Fair point, though I doubt anyone would confuse the prior encoded video stream with the concept of edited broadcast footage.
I think this thread subtopic started with
@Boza expressing annoyance about the use of "photon count" in a discussion among the people here, who are not quite the general public. His negative reaction is really a reflection of frustration with Eon's much-discussed habit of using inflated marketing terms, the archetype being "Full Self Driving".
While "photon count" itself is less egregious, it must have prodded an already inflaned nerve. Fired off some BS-detection neurons in his Annoyance Cortex.
Amps are electron count
Moles are molecule count
CCD values are photon count
I get what you're saying there too, but with respect and since we're analyzing terms:
Coulombs represent electron* count i.e. charge. Amps represent current, the flow of said charge over time.
* electrons or sometimes holes or, in other contexrs, sometimes protons or the space-charge capacity in a volume of material, etc.(Just trying to "insulate" my comment against further levels of pounce, as measured by Disagree Count!)
CCDs (which I think are not used in these cameras) and CMOS Image sensors (which are) both accumulate electric charge approximately 1 for 1 as a result of the incident photons, hence the photon-count reference. I think physics textbooks would use
n for the count itself, but it turns into Coulombs of charge in the pixel well, causing a proportional voltage that we consider the relevant stimulus for the CMOS transistors.
(Edit: apologies that I wrote Joules instead of Coulombs the first time I posted this, another error on my part now corrected)
Bottom line: Photon Count isn't wrong, it only feels wrong if it's used to imply something unique or innovative, as if Tesla made some kind of fundamental image-capture breakthrough. This false implication would constitute the BS that
@Boza attacked. I've seen it plastered across those clickbait YouTube snapshots.

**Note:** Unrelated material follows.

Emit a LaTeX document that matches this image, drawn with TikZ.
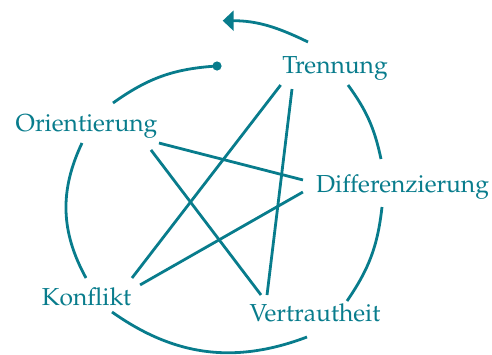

What Tesla did, which is a perfectly real and notable improvement over the prior architecture, was to remove a layer of digital video processing that helps captured images look more natural to humans, but takes time and loses some information in the process. Note that said processing layer is still there in the feed to the on-screen image display and in stored clips, but it no longer exists between the camera feed and the NN scene processor.